- **What the task asks**
Look through the data below and output, unchanged, every line from the one holding "Convert this chart to Plotly code." through the one holding "from plotly.colors import", inclusive. Skip the pictures.

- **Material**
[BEGIN]

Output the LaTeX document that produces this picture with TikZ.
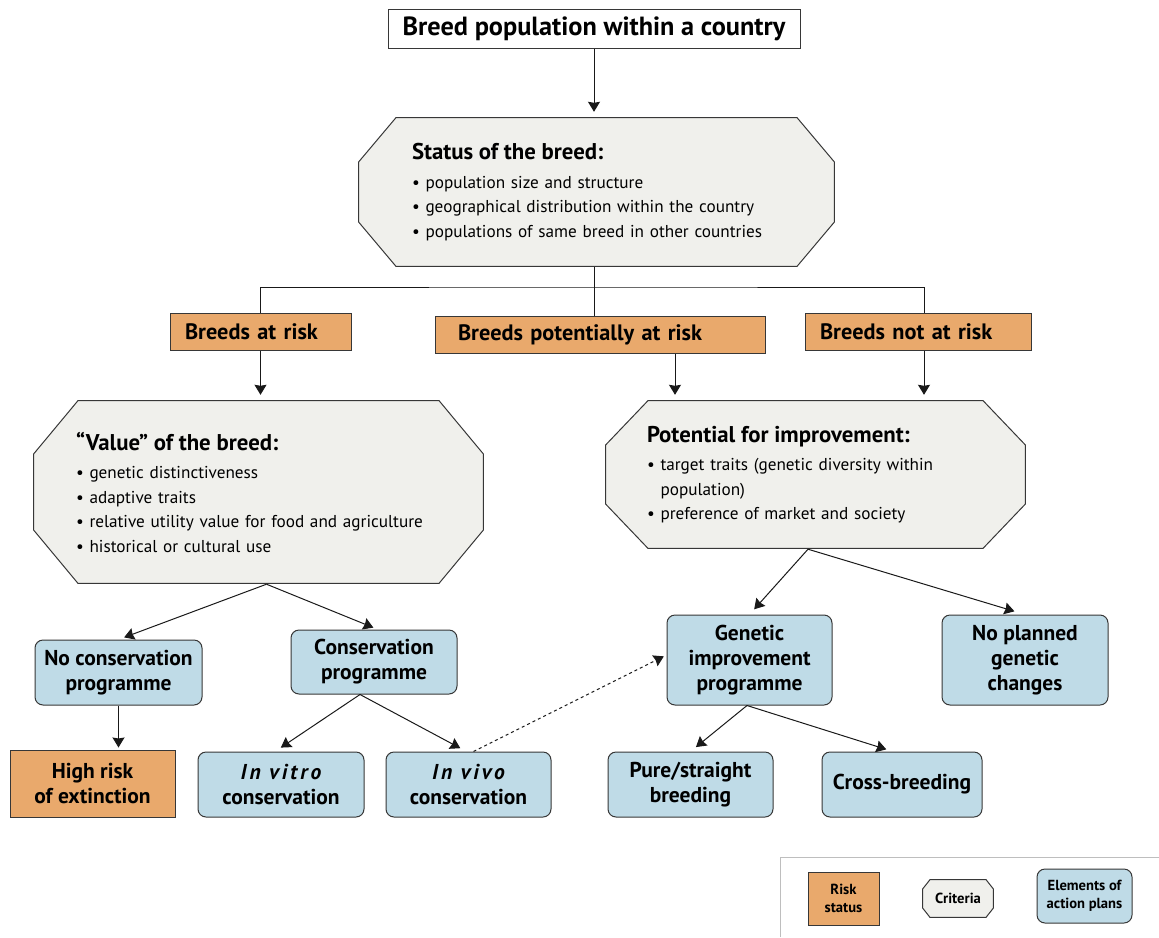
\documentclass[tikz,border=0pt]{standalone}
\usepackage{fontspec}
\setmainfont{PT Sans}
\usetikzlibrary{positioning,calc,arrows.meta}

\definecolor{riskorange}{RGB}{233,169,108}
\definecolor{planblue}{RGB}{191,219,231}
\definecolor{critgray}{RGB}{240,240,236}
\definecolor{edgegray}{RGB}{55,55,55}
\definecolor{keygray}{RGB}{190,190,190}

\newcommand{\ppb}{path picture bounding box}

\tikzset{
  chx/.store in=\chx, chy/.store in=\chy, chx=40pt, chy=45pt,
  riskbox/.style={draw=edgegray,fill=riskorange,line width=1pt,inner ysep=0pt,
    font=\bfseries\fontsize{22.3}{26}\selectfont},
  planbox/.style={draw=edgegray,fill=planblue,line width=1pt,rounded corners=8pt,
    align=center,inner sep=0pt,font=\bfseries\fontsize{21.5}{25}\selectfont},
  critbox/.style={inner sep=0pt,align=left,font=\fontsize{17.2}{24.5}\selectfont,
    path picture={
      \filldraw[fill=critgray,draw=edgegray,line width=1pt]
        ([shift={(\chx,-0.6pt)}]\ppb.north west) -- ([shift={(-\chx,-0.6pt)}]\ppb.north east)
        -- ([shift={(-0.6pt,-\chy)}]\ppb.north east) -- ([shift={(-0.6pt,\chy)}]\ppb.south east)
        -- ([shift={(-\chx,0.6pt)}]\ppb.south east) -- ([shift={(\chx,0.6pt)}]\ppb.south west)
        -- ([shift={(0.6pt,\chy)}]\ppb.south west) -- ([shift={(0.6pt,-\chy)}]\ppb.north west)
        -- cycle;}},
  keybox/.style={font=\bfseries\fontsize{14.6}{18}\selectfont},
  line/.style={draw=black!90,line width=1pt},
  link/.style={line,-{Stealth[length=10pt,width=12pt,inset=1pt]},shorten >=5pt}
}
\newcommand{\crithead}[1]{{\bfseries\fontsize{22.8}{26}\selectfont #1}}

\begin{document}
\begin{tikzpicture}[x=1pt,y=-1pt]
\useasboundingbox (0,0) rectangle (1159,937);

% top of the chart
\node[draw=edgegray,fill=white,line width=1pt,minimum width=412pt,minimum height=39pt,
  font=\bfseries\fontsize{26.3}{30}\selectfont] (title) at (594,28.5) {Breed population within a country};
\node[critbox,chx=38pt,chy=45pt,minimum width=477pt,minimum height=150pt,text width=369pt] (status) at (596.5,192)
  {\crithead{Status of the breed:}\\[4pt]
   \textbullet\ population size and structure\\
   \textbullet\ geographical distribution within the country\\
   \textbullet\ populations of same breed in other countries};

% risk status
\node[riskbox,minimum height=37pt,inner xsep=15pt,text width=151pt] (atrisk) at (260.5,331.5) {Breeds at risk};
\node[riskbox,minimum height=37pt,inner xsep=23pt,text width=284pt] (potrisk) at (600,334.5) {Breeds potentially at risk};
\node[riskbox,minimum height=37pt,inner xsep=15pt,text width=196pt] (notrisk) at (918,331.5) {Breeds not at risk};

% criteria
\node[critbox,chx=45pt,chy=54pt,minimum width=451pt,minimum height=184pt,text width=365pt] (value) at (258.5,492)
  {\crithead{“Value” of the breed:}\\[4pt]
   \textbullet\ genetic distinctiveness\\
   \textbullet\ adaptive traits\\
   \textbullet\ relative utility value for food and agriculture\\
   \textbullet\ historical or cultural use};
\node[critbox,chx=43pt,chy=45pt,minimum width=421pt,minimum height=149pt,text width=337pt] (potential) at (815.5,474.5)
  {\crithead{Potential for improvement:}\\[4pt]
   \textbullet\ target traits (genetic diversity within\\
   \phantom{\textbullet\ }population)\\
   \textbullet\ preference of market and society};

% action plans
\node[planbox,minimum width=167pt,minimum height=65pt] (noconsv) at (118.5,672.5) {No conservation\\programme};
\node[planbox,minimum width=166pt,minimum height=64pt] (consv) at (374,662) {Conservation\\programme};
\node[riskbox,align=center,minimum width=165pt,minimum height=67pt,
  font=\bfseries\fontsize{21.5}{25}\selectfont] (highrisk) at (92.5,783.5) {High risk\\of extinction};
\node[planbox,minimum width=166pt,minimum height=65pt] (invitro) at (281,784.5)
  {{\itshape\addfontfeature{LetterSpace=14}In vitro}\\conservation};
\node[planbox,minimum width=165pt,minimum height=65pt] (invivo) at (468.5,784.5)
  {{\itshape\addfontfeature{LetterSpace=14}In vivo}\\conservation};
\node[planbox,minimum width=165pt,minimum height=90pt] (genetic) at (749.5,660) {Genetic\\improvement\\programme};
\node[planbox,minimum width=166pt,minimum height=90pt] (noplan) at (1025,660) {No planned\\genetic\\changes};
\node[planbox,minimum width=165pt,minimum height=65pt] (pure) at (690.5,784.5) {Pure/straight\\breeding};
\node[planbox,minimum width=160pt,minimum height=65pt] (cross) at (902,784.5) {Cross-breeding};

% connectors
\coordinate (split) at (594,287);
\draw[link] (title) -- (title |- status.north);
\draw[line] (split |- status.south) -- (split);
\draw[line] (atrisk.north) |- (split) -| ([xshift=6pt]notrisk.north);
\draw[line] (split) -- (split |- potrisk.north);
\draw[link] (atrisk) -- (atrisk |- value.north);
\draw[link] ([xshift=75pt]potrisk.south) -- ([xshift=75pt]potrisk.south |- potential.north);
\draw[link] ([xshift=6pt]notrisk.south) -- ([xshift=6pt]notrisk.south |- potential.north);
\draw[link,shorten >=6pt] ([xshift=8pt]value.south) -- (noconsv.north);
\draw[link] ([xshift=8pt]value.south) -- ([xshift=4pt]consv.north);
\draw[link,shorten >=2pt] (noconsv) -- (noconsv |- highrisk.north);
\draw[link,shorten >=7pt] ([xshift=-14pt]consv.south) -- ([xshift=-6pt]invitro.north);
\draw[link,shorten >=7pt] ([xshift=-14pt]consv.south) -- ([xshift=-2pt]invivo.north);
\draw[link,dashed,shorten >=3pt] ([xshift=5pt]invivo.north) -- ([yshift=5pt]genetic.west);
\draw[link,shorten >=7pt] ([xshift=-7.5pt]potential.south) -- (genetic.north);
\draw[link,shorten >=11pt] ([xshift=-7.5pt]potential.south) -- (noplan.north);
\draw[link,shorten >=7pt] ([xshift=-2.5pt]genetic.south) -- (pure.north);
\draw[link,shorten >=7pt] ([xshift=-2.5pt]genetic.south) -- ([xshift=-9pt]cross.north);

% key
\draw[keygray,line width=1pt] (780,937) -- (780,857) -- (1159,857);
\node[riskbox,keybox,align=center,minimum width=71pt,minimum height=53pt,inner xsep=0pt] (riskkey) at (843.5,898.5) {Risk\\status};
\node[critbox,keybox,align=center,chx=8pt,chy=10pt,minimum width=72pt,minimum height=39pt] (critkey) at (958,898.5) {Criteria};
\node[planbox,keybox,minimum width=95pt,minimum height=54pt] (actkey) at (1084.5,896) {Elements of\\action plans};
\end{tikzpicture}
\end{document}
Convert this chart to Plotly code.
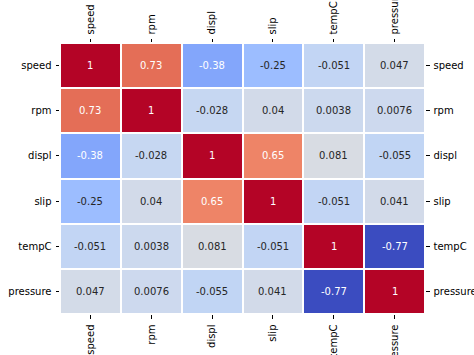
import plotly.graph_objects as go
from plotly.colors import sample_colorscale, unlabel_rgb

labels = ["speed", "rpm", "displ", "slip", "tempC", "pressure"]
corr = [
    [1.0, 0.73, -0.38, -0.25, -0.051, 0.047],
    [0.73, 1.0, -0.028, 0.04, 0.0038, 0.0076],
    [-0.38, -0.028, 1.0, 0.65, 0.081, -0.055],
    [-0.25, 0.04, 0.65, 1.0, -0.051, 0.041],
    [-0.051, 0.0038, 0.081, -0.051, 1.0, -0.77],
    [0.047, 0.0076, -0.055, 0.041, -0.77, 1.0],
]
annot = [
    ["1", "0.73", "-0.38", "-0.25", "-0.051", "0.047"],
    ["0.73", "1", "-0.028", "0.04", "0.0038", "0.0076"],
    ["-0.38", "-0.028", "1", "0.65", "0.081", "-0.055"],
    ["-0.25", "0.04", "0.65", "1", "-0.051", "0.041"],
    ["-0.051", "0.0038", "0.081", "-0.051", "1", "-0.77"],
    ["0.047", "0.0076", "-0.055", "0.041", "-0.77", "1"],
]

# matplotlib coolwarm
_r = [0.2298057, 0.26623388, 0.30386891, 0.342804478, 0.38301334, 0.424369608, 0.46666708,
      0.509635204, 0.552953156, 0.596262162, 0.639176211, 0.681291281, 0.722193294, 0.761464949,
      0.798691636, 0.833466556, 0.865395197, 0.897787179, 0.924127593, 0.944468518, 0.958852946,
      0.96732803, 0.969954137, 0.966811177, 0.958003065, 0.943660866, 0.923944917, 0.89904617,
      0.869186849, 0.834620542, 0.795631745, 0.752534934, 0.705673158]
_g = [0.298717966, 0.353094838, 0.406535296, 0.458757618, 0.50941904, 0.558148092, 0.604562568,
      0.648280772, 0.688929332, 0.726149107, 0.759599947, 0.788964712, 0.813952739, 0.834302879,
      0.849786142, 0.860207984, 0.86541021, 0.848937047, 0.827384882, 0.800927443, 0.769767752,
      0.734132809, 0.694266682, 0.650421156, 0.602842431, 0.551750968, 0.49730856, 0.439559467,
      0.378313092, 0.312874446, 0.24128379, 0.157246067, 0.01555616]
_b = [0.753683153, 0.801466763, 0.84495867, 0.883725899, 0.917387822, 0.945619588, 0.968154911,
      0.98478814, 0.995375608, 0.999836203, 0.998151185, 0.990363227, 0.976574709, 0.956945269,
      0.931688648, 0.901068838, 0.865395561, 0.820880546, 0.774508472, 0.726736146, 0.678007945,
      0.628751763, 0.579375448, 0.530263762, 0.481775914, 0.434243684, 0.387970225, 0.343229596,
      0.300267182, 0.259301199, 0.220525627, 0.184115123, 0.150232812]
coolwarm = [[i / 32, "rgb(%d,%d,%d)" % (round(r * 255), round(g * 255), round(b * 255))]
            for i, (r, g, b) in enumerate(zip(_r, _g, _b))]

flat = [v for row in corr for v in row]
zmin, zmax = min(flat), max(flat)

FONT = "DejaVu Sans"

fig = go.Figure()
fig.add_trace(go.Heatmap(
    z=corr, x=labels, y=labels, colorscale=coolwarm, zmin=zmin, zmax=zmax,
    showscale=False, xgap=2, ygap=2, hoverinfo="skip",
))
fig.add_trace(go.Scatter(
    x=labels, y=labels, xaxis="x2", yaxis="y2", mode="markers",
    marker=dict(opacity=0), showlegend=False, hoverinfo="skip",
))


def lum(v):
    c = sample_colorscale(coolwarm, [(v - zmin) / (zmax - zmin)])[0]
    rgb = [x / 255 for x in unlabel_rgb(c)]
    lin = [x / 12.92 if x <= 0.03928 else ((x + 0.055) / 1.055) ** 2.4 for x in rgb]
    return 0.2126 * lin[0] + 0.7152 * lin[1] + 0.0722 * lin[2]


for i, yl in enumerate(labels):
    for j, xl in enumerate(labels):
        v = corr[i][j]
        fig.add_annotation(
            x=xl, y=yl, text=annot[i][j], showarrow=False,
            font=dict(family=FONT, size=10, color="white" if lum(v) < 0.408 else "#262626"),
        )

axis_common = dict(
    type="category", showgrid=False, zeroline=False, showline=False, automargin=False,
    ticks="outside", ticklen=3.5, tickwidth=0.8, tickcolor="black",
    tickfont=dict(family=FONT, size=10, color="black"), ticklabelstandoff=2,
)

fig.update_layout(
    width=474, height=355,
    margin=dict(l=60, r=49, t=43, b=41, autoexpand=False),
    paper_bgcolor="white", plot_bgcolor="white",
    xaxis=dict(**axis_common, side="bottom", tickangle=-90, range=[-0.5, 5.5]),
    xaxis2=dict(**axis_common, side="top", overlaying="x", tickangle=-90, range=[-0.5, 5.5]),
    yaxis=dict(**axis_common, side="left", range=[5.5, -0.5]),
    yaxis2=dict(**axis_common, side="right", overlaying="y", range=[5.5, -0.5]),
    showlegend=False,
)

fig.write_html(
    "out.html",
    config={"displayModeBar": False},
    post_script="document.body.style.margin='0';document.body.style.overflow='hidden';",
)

[END]

- **The answer**
Convert this chart to Plotly code.
import plotly.graph_objects as go
from plotly.colors import sample_colorscale, unlabel_rgb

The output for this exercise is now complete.